> _Your objective_
Give the data again exactly, from its opening line through the line in which "BACKGROUND = [-0.2, 0.0, 1.0, 1.0]" appears.

> _Source material_

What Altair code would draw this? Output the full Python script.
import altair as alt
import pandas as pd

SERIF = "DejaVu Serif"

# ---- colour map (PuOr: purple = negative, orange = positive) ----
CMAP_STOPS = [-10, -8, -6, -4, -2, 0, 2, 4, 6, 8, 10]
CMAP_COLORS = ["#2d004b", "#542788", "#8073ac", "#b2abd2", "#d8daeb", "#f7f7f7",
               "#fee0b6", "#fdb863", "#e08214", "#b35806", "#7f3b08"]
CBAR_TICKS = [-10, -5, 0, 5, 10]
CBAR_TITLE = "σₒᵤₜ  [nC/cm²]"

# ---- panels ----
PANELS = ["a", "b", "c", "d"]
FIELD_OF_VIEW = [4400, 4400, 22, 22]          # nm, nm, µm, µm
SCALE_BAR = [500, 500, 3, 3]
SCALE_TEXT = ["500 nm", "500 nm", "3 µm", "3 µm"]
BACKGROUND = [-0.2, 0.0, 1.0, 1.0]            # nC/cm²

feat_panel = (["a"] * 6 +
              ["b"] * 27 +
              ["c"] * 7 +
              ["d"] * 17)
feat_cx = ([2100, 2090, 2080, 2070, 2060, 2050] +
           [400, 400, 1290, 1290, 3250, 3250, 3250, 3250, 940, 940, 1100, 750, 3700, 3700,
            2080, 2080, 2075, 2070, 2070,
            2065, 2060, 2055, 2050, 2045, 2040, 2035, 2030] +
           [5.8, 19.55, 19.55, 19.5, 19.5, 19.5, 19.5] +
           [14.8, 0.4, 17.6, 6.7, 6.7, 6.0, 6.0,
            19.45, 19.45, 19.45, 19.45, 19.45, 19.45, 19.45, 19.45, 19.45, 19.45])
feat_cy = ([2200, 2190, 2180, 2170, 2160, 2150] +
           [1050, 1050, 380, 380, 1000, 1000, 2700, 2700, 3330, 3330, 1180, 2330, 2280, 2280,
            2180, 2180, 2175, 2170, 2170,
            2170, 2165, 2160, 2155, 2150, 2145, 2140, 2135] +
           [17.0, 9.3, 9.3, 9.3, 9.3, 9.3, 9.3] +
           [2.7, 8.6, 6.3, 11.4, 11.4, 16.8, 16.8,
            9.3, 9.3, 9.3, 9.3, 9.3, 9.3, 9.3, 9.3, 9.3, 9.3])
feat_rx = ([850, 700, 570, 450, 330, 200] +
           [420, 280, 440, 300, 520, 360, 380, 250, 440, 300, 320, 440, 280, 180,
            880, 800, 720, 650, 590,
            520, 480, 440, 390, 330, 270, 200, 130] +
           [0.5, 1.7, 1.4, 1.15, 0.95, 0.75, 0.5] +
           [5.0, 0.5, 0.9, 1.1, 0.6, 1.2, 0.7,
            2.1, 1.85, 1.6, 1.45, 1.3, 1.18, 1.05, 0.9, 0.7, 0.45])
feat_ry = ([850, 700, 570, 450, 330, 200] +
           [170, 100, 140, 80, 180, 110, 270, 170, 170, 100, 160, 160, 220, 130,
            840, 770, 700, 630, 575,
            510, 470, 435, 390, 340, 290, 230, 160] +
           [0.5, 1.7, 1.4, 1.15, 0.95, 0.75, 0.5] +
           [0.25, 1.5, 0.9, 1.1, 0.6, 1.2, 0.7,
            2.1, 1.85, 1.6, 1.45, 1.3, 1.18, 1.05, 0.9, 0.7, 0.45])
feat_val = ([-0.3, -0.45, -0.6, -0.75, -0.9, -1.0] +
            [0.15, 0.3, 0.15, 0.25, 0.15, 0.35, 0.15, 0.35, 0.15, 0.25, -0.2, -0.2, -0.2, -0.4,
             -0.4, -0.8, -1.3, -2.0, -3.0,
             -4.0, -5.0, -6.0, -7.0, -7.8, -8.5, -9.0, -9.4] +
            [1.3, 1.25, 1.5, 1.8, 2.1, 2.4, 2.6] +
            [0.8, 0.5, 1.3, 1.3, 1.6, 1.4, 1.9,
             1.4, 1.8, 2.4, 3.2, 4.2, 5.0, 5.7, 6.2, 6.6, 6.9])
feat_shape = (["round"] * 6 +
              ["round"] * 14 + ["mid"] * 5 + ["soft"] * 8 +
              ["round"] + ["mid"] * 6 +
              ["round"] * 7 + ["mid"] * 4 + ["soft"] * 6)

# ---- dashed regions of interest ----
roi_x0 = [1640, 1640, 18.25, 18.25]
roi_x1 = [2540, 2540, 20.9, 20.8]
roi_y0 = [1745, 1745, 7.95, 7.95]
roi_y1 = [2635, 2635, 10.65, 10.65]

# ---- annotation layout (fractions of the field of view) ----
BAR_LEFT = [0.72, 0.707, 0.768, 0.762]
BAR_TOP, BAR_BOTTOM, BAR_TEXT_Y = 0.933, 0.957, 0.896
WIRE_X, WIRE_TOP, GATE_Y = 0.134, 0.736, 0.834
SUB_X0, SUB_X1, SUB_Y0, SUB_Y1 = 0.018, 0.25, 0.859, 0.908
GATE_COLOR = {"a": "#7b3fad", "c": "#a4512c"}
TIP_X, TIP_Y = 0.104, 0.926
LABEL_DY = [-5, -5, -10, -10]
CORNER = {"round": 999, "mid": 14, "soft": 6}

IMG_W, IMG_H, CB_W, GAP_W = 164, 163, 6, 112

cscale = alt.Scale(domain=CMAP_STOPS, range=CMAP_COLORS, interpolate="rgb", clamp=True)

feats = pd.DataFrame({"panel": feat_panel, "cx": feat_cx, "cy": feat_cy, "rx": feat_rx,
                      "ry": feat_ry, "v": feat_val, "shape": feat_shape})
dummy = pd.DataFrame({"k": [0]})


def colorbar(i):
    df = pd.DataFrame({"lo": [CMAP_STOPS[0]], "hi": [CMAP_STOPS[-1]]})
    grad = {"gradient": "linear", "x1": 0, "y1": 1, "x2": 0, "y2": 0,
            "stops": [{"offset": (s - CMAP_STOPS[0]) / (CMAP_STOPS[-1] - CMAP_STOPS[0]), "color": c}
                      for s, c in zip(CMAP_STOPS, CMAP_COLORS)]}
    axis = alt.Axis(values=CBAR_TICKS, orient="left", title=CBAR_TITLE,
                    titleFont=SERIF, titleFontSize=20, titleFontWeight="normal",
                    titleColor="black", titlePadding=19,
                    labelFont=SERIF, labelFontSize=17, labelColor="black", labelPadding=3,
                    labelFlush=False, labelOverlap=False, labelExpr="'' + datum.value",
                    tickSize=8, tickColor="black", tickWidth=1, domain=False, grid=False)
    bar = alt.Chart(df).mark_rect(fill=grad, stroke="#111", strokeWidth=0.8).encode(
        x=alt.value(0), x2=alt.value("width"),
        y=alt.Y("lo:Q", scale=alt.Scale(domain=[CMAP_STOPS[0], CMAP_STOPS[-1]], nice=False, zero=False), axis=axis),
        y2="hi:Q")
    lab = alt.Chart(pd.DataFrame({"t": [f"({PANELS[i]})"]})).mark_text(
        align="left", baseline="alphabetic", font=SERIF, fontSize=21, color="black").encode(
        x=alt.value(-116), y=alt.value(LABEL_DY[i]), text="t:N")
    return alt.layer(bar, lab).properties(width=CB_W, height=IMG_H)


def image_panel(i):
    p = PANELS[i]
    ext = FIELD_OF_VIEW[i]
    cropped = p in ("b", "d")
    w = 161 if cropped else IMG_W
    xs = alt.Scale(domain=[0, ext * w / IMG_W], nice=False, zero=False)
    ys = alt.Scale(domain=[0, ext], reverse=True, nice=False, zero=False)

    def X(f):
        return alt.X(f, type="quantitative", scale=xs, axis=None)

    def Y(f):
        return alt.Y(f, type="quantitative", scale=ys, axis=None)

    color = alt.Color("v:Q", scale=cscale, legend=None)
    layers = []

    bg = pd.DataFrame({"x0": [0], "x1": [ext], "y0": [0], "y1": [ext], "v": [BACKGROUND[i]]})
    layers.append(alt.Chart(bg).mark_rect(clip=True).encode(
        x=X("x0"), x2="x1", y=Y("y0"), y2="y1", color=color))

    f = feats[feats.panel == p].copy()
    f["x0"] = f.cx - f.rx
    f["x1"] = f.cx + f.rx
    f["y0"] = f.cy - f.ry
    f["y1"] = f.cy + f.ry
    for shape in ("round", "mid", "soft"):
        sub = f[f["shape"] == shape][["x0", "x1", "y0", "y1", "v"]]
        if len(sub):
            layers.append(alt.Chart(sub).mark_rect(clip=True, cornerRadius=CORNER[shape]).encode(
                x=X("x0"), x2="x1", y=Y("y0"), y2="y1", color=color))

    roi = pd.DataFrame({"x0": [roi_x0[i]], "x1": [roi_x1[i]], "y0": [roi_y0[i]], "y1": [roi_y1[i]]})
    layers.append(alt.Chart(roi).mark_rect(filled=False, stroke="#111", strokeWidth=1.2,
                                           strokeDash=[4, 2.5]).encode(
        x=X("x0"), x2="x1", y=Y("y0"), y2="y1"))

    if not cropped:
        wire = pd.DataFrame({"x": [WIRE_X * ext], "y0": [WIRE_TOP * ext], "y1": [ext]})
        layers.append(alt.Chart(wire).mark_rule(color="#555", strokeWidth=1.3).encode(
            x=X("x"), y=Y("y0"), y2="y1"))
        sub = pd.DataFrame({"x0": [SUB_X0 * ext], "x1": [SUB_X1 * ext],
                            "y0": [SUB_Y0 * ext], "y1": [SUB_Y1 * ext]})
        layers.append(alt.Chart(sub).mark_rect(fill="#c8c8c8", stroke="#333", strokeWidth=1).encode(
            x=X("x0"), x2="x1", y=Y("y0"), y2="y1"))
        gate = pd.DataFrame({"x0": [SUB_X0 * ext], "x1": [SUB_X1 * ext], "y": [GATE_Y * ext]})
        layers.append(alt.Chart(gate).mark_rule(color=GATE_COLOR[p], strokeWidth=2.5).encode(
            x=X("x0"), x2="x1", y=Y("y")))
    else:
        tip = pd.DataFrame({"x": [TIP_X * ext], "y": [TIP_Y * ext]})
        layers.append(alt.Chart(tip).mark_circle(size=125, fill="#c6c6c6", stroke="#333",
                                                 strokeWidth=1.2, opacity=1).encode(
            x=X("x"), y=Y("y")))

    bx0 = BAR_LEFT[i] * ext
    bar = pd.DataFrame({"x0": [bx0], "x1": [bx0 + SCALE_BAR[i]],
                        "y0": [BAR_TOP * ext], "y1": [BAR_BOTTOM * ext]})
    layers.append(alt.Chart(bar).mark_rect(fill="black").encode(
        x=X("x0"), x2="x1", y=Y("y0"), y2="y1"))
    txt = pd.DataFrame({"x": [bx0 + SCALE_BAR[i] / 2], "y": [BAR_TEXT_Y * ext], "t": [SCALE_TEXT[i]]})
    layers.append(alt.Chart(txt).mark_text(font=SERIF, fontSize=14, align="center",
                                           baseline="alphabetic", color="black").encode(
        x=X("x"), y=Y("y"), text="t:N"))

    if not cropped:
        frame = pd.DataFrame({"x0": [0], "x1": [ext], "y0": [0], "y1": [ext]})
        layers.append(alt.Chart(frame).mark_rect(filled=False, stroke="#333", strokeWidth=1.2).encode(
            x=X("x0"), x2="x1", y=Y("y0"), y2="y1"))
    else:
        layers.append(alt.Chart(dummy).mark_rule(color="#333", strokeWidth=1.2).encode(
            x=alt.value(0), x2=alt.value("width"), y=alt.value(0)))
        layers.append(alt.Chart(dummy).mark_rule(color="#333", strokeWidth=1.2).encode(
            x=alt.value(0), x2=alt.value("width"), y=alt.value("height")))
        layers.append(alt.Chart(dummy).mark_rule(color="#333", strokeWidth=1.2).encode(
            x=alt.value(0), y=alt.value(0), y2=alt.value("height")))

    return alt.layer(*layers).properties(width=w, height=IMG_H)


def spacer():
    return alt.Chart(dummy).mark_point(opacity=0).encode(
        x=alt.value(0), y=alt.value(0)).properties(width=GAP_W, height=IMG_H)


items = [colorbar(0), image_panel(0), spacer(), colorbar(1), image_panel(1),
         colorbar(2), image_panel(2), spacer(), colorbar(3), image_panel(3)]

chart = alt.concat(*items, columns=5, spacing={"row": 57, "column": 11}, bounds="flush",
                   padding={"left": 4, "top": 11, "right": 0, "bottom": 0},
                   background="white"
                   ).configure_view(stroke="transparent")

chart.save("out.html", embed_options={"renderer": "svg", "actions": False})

> _Task answer_
What Altair code would draw this? Output the full Python script.
import altair as alt
import pandas as pd

SERIF = "DejaVu Serif"

# ---- colour map (PuOr: purple = negative, orange = positive) ----
CMAP_STOPS = [-10, -8, -6, -4, -2, 0, 2, 4, 6, 8, 10]
CMAP_COLORS = ["#2d004b", "#542788", "#8073ac", "#b2abd2", "#d8daeb", "#f7f7f7",
               "#fee0b6", "#fdb863", "#e08214", "#b35806", "#7f3b08"]
CBAR_TICKS = [-10, -5, 0, 5, 10]
CBAR_TITLE = "σₒᵤₜ  [nC/cm²]"

# ---- panels ----
PANELS = ["a", "b", "c", "d"]
FIELD_OF_VIEW = [4400, 4400, 22, 22]          # nm, nm, µm, µm
SCALE_BAR = [500, 500, 3, 3]
SCALE_TEXT = ["500 nm", "500 nm", "3 µm", "3 µm"]
BACKGROUND = [-0.2, 0.0, 1.0, 1.0]            # nC/cm²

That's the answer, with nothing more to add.